Several documents related to a new Service Delivery Strategy Agreement between Milledgeville City Council and the Baldwin County Board of Commissioners were officially signed by the top two governing officials during a special ceremony Tuesday night at City Hall.
Participating in the signing was Milledgeville Mayor Mary Parham-Copelan and Commission Chairman Henry R. Craig.
The two signed off on seven documents related to a new 10-year SDS Agreement.
Overseeing the signing of the documents was City Attorney Jimmy Jordan.
The ceremony was held in the city council executive meeting room and lasted less than a half-hour.
After the signing of the documents, the mayor thanked everyone who was vigorously involved in bringing resolution to the SDS dispute.
“We are just so grateful that we came to a decision and can move forward for the city of Milledgeville and Baldwin County and to make things better,” Parham-Copelan said.
Craig shared those sentiments on behalf of the county.
“Having endured the last three years of this work to get resolutions and service delivery just right for the city and county, we spend a lot of time thinking about the past and what happened before,” Craig said. “It’s time to move forward and stop thinking about what happened in the past and talk about what we can do for the citizens.”
Witnessing the signing of the documents and standing nearby was Mayor Pro-Tem Steve Chambers, along with Milledgeville Aldermen Richard “Boo” Mullins and Walter Reynolds and Baldwin County Commissioner John H. Westmoreland. Interim City Manager Hank Griffeth and County Manager Carlos Tobar also attended the ceremony.

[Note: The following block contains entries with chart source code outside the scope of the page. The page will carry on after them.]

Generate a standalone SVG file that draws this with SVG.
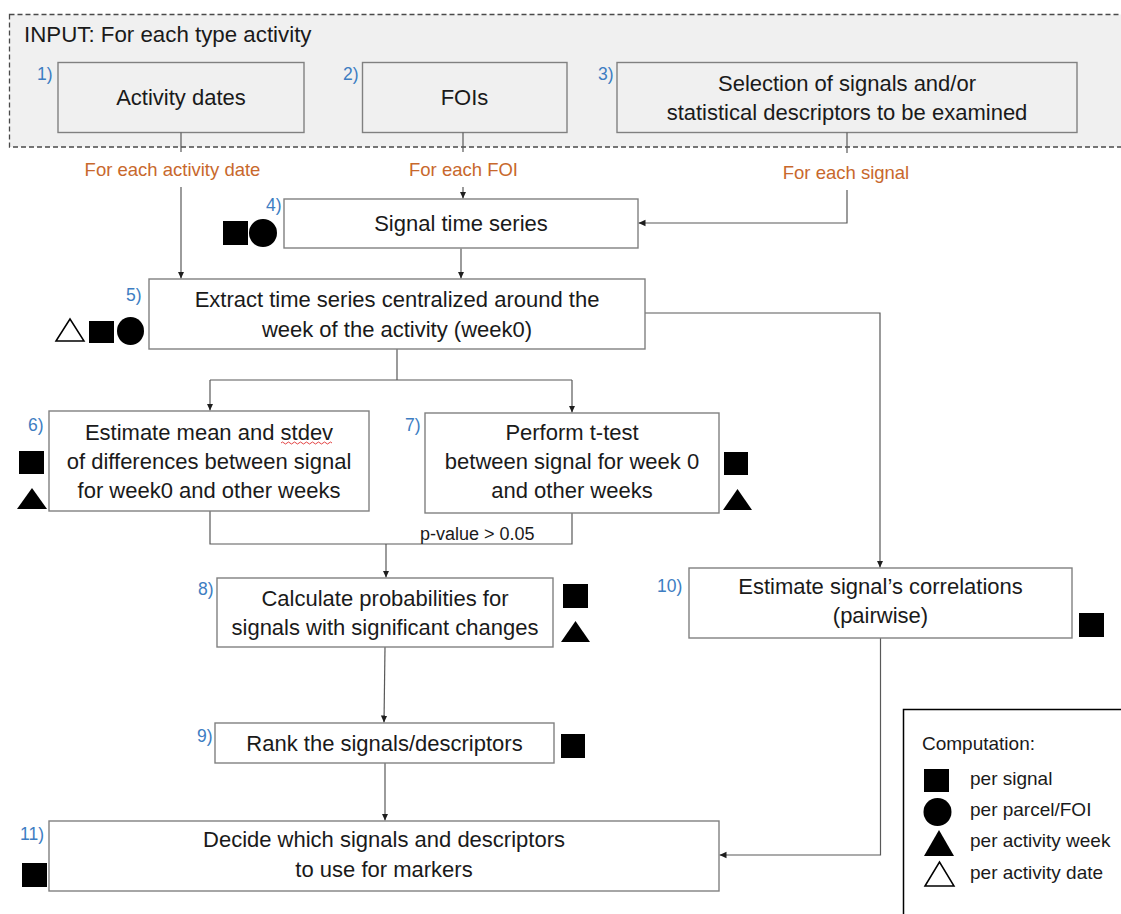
<svg xmlns="http://www.w3.org/2000/svg" width="1121" height="914" viewBox="0 0 1121 914">
<style>
  .box { fill: #ffffff; stroke: #808080; stroke-width: 1.4; }
  .inbox { fill: none; stroke: #808080; stroke-width: 1.4; }
  .t { font-family: "Liberation Sans", Arial, sans-serif; font-size: 22px; fill: #1a1a1a; text-anchor: middle; }
  .num { font-family: "Liberation Sans", Arial, sans-serif; font-size: 17.5px; fill: #3d7dc2; }
  .or { font-family: "Liberation Sans", Arial, sans-serif; font-size: 18.5px; fill: #c8682c; text-anchor: middle; }
  .pv { font-family: "Liberation Sans", Arial, sans-serif; font-size: 18px; fill: #1a1a1a; }
  .lg { font-family: "Liberation Sans", Arial, sans-serif; font-size: 19px; fill: #1a1a1a; }
  .ln { fill: none; stroke: #595959; stroke-width: 1.2; }
  .arr { fill: none; stroke: #595959; stroke-width: 1.2; marker-end: url(#ah); }
  .sym { fill: #000000; }
  .osym { fill: #ffffff; stroke: #000000; stroke-width: 1.5; }
</style>
<defs>
  <marker id="ah" markerWidth="8" markerHeight="8" refX="7" refY="4" orient="auto" markerUnits="userSpaceOnUse">
    <path d="M0,0.8 L7,4 L0,7.2 Z" fill="#1e1e1e"/>
  </marker>
</defs>

<rect width="1121" height="914" fill="#ffffff"/>

<!-- Input region -->
<g id="input-region">
  <rect x="9.5" y="14.5" width="1130" height="132.5" fill="#f0f0f0" stroke="#4a4a4a" stroke-width="1.3" stroke-dasharray="5 3"/>
  <text x="24" y="42" font-family="Liberation Sans, Arial, sans-serif" font-size="22.3px" fill="#1a1a1a">INPUT: For each type activity</text>
</g>

<g id="node1">
  <rect class="inbox" x="58" y="62.5" width="246" height="70"/>
  <text class="num" x="37" y="80">1)</text>
  <text class="t" x="181" y="105">Activity dates</text>
</g>
<g id="node2">
  <rect class="inbox" x="362.5" y="62.5" width="204.5" height="70"/>
  <text class="num" x="343" y="80">2)</text>
  <text class="t" x="464.5" y="105">FOIs</text>
</g>
<g id="node3">
  <rect class="inbox" x="617" y="62.5" width="460" height="70"/>
  <text class="num" x="598" y="80">3)</text>
  <text class="t" x="847" y="91">Selection of signals and/or</text>
  <text class="t" x="847" y="120">statistical descriptors to be examined</text>
</g>

<!-- Connectors -->
<g id="connectors">
  <path class="ln" d="M181,132.5 V152"/>
  <path class="arr" d="M181,187 V278.5"/>
  <path class="ln" d="M463,132.5 V152"/>
  <path class="arr" d="M463,187 V198.5"/>
  <path class="ln" d="M847,132.5 V153"/>
  <path class="arr" d="M847,190 V223 H638.5"/>
  <path class="arr" d="M461,248.5 V278.5"/>
  <path class="arr" d="M645,313 H880 V567.5"/>
  <path class="ln" d="M397,349 V380 M210,380 H572"/>
  <path class="arr" d="M210,380 V410.5"/>
  <path class="arr" d="M572,380 V412.5"/>
  <path class="ln" d="M210,511 V544 H572 V513"/>
  <path class="arr" d="M386,544 V577.5"/>
  <path class="arr" d="M385,647 L384,722.5"/>
  <path class="arr" d="M385,763 V820.5"/>
  <path class="arr" d="M880.5,638 V855 H719.5"/>
  <text class="or" x="172.5" y="176">For each activity date</text>
  <text class="or" x="463.5" y="176">For each FOI</text>
  <text class="or" x="846" y="179">For each signal</text>
  <text class="pv" x="420" y="540">p-value &gt; 0.05</text>
</g>

<g id="node4">
  <rect class="box" x="284" y="199" width="354" height="49"/>
  <text class="num" x="266" y="211">4)</text>
  <text class="t" x="461" y="231">Signal time series</text>
  <rect class="sym" x="223" y="221" width="25" height="24"/>
  <circle class="sym" cx="263" cy="233" r="14"/>
</g>

<g id="node5">
  <rect class="box" x="149" y="279" width="496" height="70"/>
  <text class="num" x="126" y="301">5)</text>
  <text class="t" x="397" y="307">Extract time series centralized around the</text>
  <text class="t" x="397" y="337">week of the activity (week0)</text>
  <polygon class="osym" points="56,341 70,319 84,341"/>
  <rect class="sym" x="89" y="321" width="25" height="22"/>
  <ellipse class="sym" cx="130.5" cy="331" rx="13.5" ry="14"/>
</g>

<g id="node6">
  <rect class="box" x="49" y="411" width="320" height="100"/>
  <text class="num" x="28" y="431">6)</text>
  <text class="t" x="209" y="440">Estimate mean and stdev</text>
  <path d="M281,443 q1.5,-2 3,0 t3,0 t3,0 t3,0 t3,0 t3,0 t3,0 t3,0 t3,0 t3,0 t3,0 t3,0 t3,0 t3,0 t3,0 t3,0 t3,0" fill="none" stroke="#e03030" stroke-width="0.9"/>
  <text class="t" x="209" y="469">of differences between signal</text>
  <text class="t" x="209" y="498">for week0 and other weeks</text>
  <rect class="sym" x="19" y="451" width="25" height="23"/>
  <polygon class="sym" points="17,509 32,488 47,509"/>
</g>

<g id="node7">
  <rect class="box" x="425" y="413" width="294" height="100"/>
  <text class="num" x="405" y="431">7)</text>
  <text class="t" x="572" y="440">Perform t-test</text>
  <text class="t" x="572" y="469">between signal for week 0</text>
  <text class="t" x="572" y="498">and other weeks</text>
  <rect class="sym" x="724" y="452" width="24" height="23"/>
  <polygon class="sym" points="723,510 737.5,489 752,510"/>
</g>

<g id="node8">
  <rect class="box" x="217" y="578" width="336" height="69"/>
  <text class="num" x="198" y="595">8)</text>
  <text class="t" x="385" y="606">Calculate probabilities for</text>
  <text class="t" x="385" y="635">signals with significant changes</text>
  <rect class="sym" x="563" y="584" width="25" height="24"/>
  <polygon class="sym" points="561,642 575.5,621 590,642"/>
</g>

<g id="node9">
  <rect class="box" x="215" y="723" width="339" height="40"/>
  <text class="num" x="197" y="742">9)</text>
  <text class="t" x="384.5" y="751">Rank the signals/descriptors</text>
  <rect class="sym" x="561" y="734" width="24" height="24"/>
</g>

<g id="node10">
  <rect class="box" x="689" y="568" width="383" height="70"/>
  <text class="num" x="657" y="592">10)</text>
  <text class="t" x="880.5" y="594">Estimate signal’s correlations</text>
  <text class="t" x="880.5" y="623">(pairwise)</text>
  <rect class="sym" x="1079" y="613" width="25" height="24"/>
</g>

<g id="node11">
  <rect class="box" x="49" y="821" width="670" height="70"/>
  <text class="num" x="20" y="840">11)</text>
  <text class="t" x="384" y="847">Decide which signals and descriptors</text>
  <text class="t" x="384" y="877">to use for markers</text>
  <rect class="sym" x="22" y="863" width="25" height="24"/>
</g>

<g id="legend">
  <rect x="903.5" y="709.5" width="230" height="220" fill="#ffffff" stroke="#000000" stroke-width="1.5"/>
  <text class="lg" x="922" y="750">Computation:</text>
  <rect class="sym" x="924" y="769" width="25" height="23"/>
  <text class="lg" x="970" y="785">per signal</text>
  <circle class="sym" cx="937.5" cy="812" r="14"/>
  <text class="lg" x="970" y="816">per parcel/FOI</text>
  <polygon class="sym" points="924,856 939,830 954,856"/>
  <text class="lg" x="970" y="847">per activity week</text>
  <polygon class="osym" points="925,886 939.5,862 954,886"/>
  <text class="lg" x="970" y="879">per activity date</text>
</g>
</svg>
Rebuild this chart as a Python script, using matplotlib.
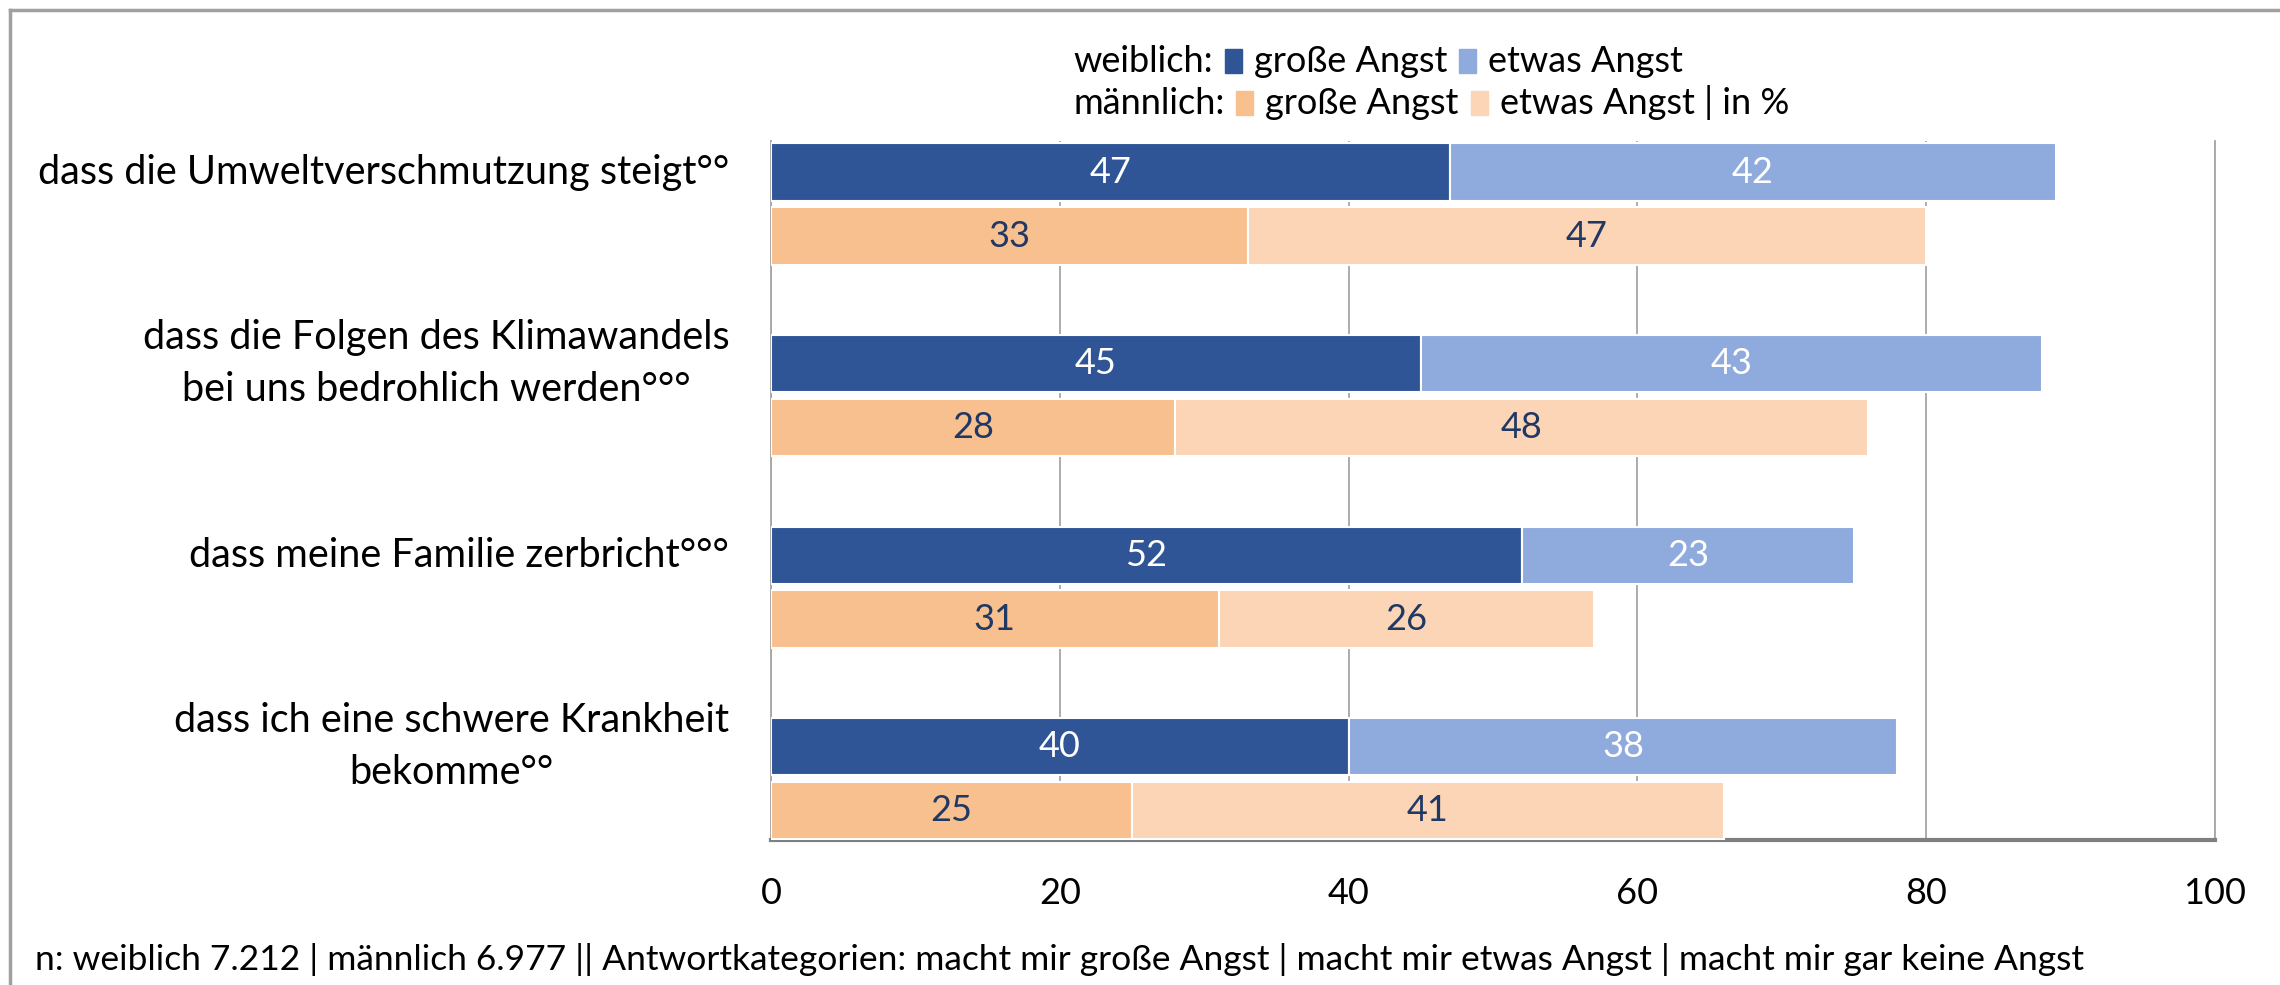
import matplotlib
matplotlib.use('Agg')
import matplotlib.pyplot as plt
from matplotlib.patches import Rectangle
from matplotlib.lines import Line2D
import numpy as np

categories = [
    'dass die Umweltverschmutzung steigt°°',
    'dass die Folgen des Klimawandels\nbei uns bedrohlich werden°°°',
    'dass meine Familie zerbricht°°°',
    'dass ich eine schwere Krankheit\nbekomme°°',
]
female_big = [47, 45, 52, 40]
female_some = [42, 43, 23, 38]
male_big = [33, 28, 31, 25]
male_some = [47, 48, 26, 41]
xticks = [0, 20, 40, 60, 80, 100]
footer = ('n: weiblich 7.212 | männlich 6.977 || Antwortkategorien: macht mir große Angst '
          '| macht mir etwas Angst | macht mir gar keine Angst')

c_fbig = '#2F5597'
c_fsome = '#8FAADC'
c_mbig = '#F8C08F'
c_msome = '#FBD5B5'
c_dark = '#203864'
FS = 26

plt.rcParams['font.family'] = ['Lato', 'DejaVu Sans']

W, H = 2280, 985
fig = plt.figure(figsize=(W / 100, H / 100), dpi=100)
ax = fig.add_axes([771 / W, 1 - 840 / H, (2215 - 771) / W, (840 - 141) / H])

y = np.arange(len(categories))
off = 0.167
bh = 0.30

b1 = ax.barh(y - off, female_big, height=bh, color=c_fbig, edgecolor='white', linewidth=1.5, zorder=3)
b2 = ax.barh(y - off, female_some, left=female_big, height=bh, color=c_fsome,
             edgecolor='white', linewidth=1.5, zorder=3)
b3 = ax.barh(y + off, male_big, height=bh, color=c_mbig, edgecolor='white', linewidth=1.5, zorder=3)
b4 = ax.barh(y + off, male_some, left=male_big, height=bh, color=c_msome,
             edgecolor='white', linewidth=1.5, zorder=3)

for cont, col in [(b1, 'white'), (b2, 'white'), (b3, c_dark), (b4, c_dark)]:
    ax.bar_label(cont, label_type='center', color=col, fontsize=FS)

ax.set_xlim(0, 100)
ax.set_ylim(3.32, -0.33)
ax.set_xticks(xticks)
ax.set_xticklabels([str(t) for t in xticks], fontsize=FS)
ax.set_yticks(y - off)
ax.set_yticklabels(categories, fontsize=28.5, multialignment='center', linespacing=1.5, va='center')
ax.tick_params(axis='both', length=0)
ax.tick_params(axis='x', pad=27)
ax.tick_params(axis='y', pad=30)
ax.xaxis.grid(True, color='#A6A6A6', linewidth=1.3)
ax.set_axisbelow(True)
ax.spines['top'].set_visible(False)
for s in ['left', 'right']:
    ax.spines[s].set_color('#A6A6A6')
    ax.spines[s].set_linewidth(1.3)
ax.spines['bottom'].set_color('#808080')
ax.spines['bottom'].set_linewidth(3)

# outer frame (top and left edge)
fig.add_artist(Line2D([10 / W, 1], [1 - 10 / H, 1 - 10 / H], color='#A0A0A0', lw=2.5))
fig.add_artist(Line2D([10 / W, 10 / W], [0, 1 - 10 / H], color='#A0A0A0', lw=2.5))

# hand-built legend, two rows
renderer = fig.canvas.get_renderer()


def legend_row(x0, yc, items):
    x = x0
    for it in items:
        if it.startswith('#'):
            x += 12
            fig.add_artist(Rectangle(((x) / W, (H - yc - 12) / H), 17 / W, 24 / H,
                                     transform=fig.transFigure, color=it))
            x += 17 + 12
        else:
            t = fig.text(x / W, 1 - yc / H, it, fontsize=FS, va='center', ha='left')
            x += t.get_window_extent(renderer).width


legend_row(1073, 61, ['weiblich:', c_fbig, 'große Angst', c_fsome, 'etwas Angst'])
legend_row(1073, 103, ['männlich:', c_mbig, 'große Angst', c_msome, 'etwas Angst | in %'])

fig.text(35 / W, 1 - 960 / H, footer, fontsize=25.5, va='center', ha='left')

fig.savefig('out.png', dpi=100)
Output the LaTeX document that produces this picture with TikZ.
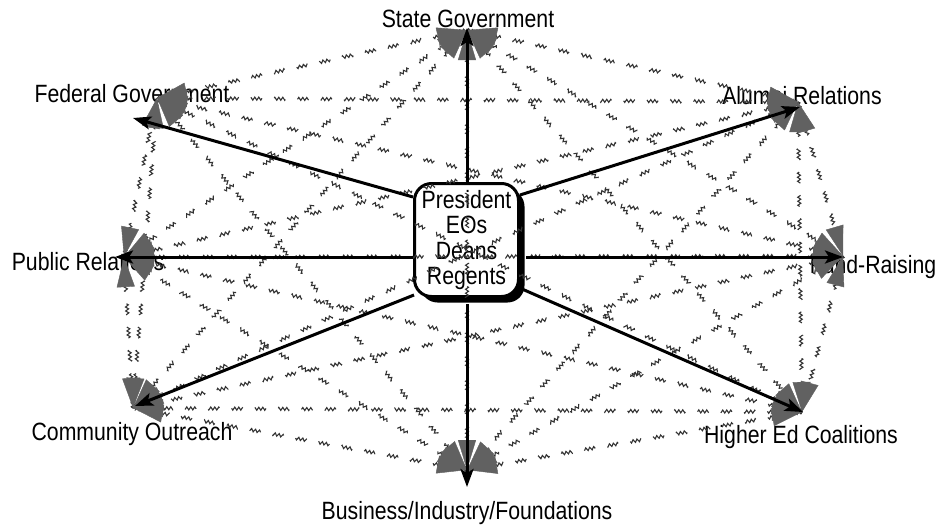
\documentclass[tikz,border=0pt]{standalone}
\usepackage{fontspec}
\setmainfont{Liberation Sans}[FakeStretch=0.85]
\usetikzlibrary{arrows.meta,decorations.pathmorphing,decorations.markings,shadows}
\tikzset{headtip/.tip={Triangle[length=30pt,width=18pt,color=black!62]}}
\begin{document}
\begin{tikzpicture}[x=1pt,y=-1pt,
  lbl/.style={font=\fontsize{25}{25}\selectfont, anchor=base, inner sep=0pt},
  centerbox/.style={draw, line width=3pt, fill=white, rounded corners=17pt,
    minimum width=104pt, minimum height=113pt, align=center, inner sep=0pt,
    font=\fontsize{25}{25.5}\selectfont,
    drop shadow={shadow xshift=6pt, shadow yshift=-6pt, opacity=1, fill=black}},
  wavy/.style={draw=black!80, line width=1.1pt, dash pattern=on 20pt off 22pt,
    decorate, decoration={snake, amplitude=1.5pt, segment length=4pt}},
  heads/.style={decorate, decoration={markings,
    mark=at position 0 with {\arrowreversed{headtip}},
    mark=at position 1 with {\arrow{headtip}}}},
  solidarrow/.style={draw=black, line width=3pt,
    -{Stealth[length=18pt,width=13pt,inset=4pt]}}
]
\useasboundingbox (0,0) rectangle (940,525);

% centre box
\node[centerbox] (box) at (466.5,240) {President\\EOs\\Deans\\Regents};

% labels
\node[lbl] (lS)  at (468,27)  {State Government};
\node[lbl] (lA)  at (802,104) {Alumni Relations};
\node[lbl] (lF)  at (873,273) {Fund-Raising};
\node[lbl] (lH)  at (801,443) {Higher Ed Coalitions};
\node[lbl] (lB)  at (467,519) {Business/Industry/Foundations};
\node[lbl] (lC)  at (132,440) {Community Outreach};
\node[lbl] (lP)  at (88,270)  {Public Relations};
\node[lbl] (lFe) at (132,102) {Federal Government};

% meeting points of the wavy links
\coordinate (wS)  at (467,30);
\coordinate (wA)  at (798,102);
\coordinate (wF)  at (843,256);
\coordinate (wH)  at (802,412);
\coordinate (wB)  at (467,470);
\coordinate (wC)  at (133,408);
\coordinate (wP)  at (124,257);
\coordinate (wFe) at (157,98);

% tips of the solid arrows
\coordinate (tS)  at (467,28);
\coordinate (tA)  at (800,107);
\coordinate (tF)  at (843,257);
\coordinate (tH)  at (803,412);
\coordinate (tB)  at (467,487);
\coordinate (tC)  at (135,406);
\coordinate (tP)  at (115,257);
\coordinate (tFe) at (133,118);

% starts of the solid arrows on the box
\coordinate (sS)  at (467,182);
\coordinate (sA)  at (520,195);
\coordinate (sF)  at (526,257);
\coordinate (sH)  at (522,289);
\coordinate (sB)  at (467,304);
\coordinate (sC)  at (414,295);
\coordinate (sP)  at (413,257);
\coordinate (sFe) at (413,197);

% wavy dashed links between every pair
\foreach \a/\b in {S/A,S/F,S/H,S/B,S/C,S/P,S/Fe,A/F,A/H,A/B,A/C,A/P,A/Fe,
  F/H,F/B,F/C,F/P,F/Fe,H/B,H/C,H/P,H/Fe,B/C,B/P,B/Fe,C/P,C/Fe,P/Fe}{
  \draw[wavy] (w\a) -- (w\b);
}
\foreach \a/\b in {S/A,S/F,S/H,S/B,S/C,S/P,S/Fe,A/F,A/H,A/B,A/C,A/P,A/Fe,
  F/H,F/B,F/C,F/P,F/Fe,H/B,H/C,H/P,H/Fe,B/C,B/P,B/Fe,C/P,C/Fe,P/Fe}{
  \path[heads] (w\a) -- (w\b);
}

% solid arrows from the box
\foreach \k in {S,A,F,H,B,C,P,Fe}{
  \draw[solidarrow] (s\k) -- (t\k);
}
\end{tikzpicture}
\end{document}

City officials came to an official agreement with the county about a new SDS Agreement during a special called meeting last Thursday, while county officials formally agreed to the terms shortly before noon last Friday.
The new agreement between the two local governments follows nearly three years of disagreements between the two sides over a variety of issues, including a new water-sewer service agreement and public library funding. In addition, lawsuits were filed and court-ordered mediation was required before local officials finally came to an overall agreement.
A large sum was also was spent on attorneys that represented each side in the long-standing dispute. Invoices have yet to come in from attorneys involved in the dispute before the legal costs are tallied and a final figure is made public.